L’empatia, il volersi prendere cura, una visione che il più delle volte è ampia perché accogliente e conciliante. Non significa che non possiamo avere il pugno di ferro se necessario, ma la visione d’insieme, che ci porta ad un processo decisionale, fa la differenza. E’ nel nostro DNA quello di dover guardare tutto e rispondere ai bisogni di chi dipende da noi. E’ il nostro ‘diverso’ modo di guardare le cose. Alle ragazze che vogliono ‘fare carriera’, consiglio sempre di non rinunciare alla loro femminilità, al loro essere se stesse. Non c’è uno stereotipo da rispettare ma, al contrario, dobbiamo avere rispetto della nostra unicità che altro non è che il rispetto delle Persone.

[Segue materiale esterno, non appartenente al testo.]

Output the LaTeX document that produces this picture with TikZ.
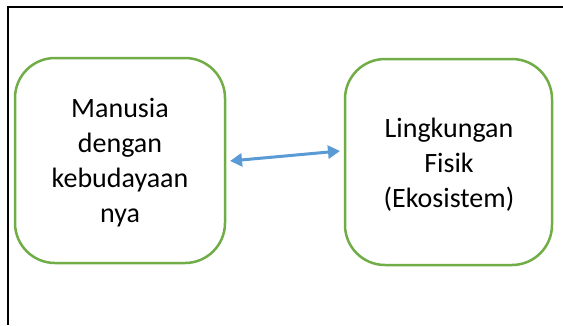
\documentclass[tikz,border=0pt]{standalone}
\usepackage{fontspec}
\setmainfont{Carlito}
\usetikzlibrary{arrows.meta}
\definecolor{boxgreen}{HTML}{70AD47}
\definecolor{arrowblue}{HTML}{5B9BD5}
\tikzset{
  roundbox/.style={draw=boxgreen, line width=2.5pt, rounded corners=40pt, fill=white},
  boxtext/.style={align=center, font=\fontsize{28}{35}\selectfont},
  linkarrow/.style={draw=arrowblue, line width=3pt, {Triangle[length=12pt,width=13pt]}-{Triangle[length=12pt,width=13pt]}}
}
\begin{document}
\begin{tikzpicture}[x=1pt,y=-1pt]
\useasboundingbox (0,0) rectangle (563,325);
\coordinate (frameTR) at (563,7);
\coordinate (frameTL) at (8,7);
\coordinate (frameBL) at (8,325);
\draw[line width=2pt] (frameTR) -- (frameTL) -- (frameBL);
\draw[roundbox] (15,58) rectangle (225,263);
\draw[roundbox] (345,59) rectangle (552,265);
\node[boxtext] (left) at (120,163) {Manusia\\dengan\\kebudayaan\\nya};
\node[boxtext] (right) at (449,165) {Lingkungan\\Fisik\\(Ekosistem)};
\coordinate (aL) at (230,161);
\coordinate (aR) at (340,151);
\draw[linkarrow] (aL) -- (aR);
\end{tikzpicture}
\end{document}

Il rispetto delle persone è alla base di questo progetto della Comunità di Sant’Egidio. Saranno aiutate 400 donne. Se potessimo darci appuntamento qui tra un anno per fare un bilancio, quale sarebbe il suo sogno?
Vorrei che ci trovassimo a parlare non di 400 ma di quattromila donne aiutate. E non dal progetto ma dal volàno del passaparola. Il mio sogno è che aiutando queste 400 donne, in 400 modi differenti perché hanno storie e vite differenti, le metteremo in condizioni di aiutare loro stesse e altre 400 donne e quindi le loro famiglie e poi altre 400 e così via. Quando arrivano in Italia, nei loro occhi si legge la paura, il dolore, la fuga. Ma anche coraggio e speranza. Vengono con un sogno e se le aiutiamo ad avere gli strumenti per realizzarlo, poi loro potranno aiutare altre donne. Parlo di gesti, di aiuti concreti. Possiamo fare molto per queste madri e i loro figli, ma possiamo imparare altrettanto: in primis la lezione del coraggio, dei valori fondamentali della vita, del restare con i piedi per terra. E’ una lezione di umiltà ma anche di ‘imprenditorialità’: pronte a mettersi in discussione, a studiare e ad imparare, queste donne sanno che il futuro si conquista con lavoro, con dedizione e impegno. Questa è una lezione che troppe volte si tende a dimenticare.
Una lunga intervista dove le parole sogno, futuro, speranza si sono più volte rincorse. Non posso, quindi, non chiederle qual è il suo sogno nel cassetto ancora da realizzare.
Nulla di concreto da conquistare o acquistare. Desidero che la serenità e l’equilibrio facciano parte della mia vita e di quella dei miei figli e dei miei cari. E della vita di tutte le famiglie. Indipendentemente dal colore della pelle, dalla religione, dall’estrazione sociale o il Paese di nascita. Serenità ed equilibrio per il futuro dei nostri ragazzi. E’ per loro che dobbiamo lavorare, che dobbiamo fare in modo che parole come accoglienza, integrazione, pace sociale non restino lettere vuote. Come madre e come manager guardo al futuro. E so che è oggi, con le azioni nel presente, che me ne prendo cura.
L’intervista finisce. Nell’aria si sente il profumo ‘di buono’ di un progetto che aiuterà, concretamente, tante persone. Non ci sono dubbi, George Merck sta sorridendo.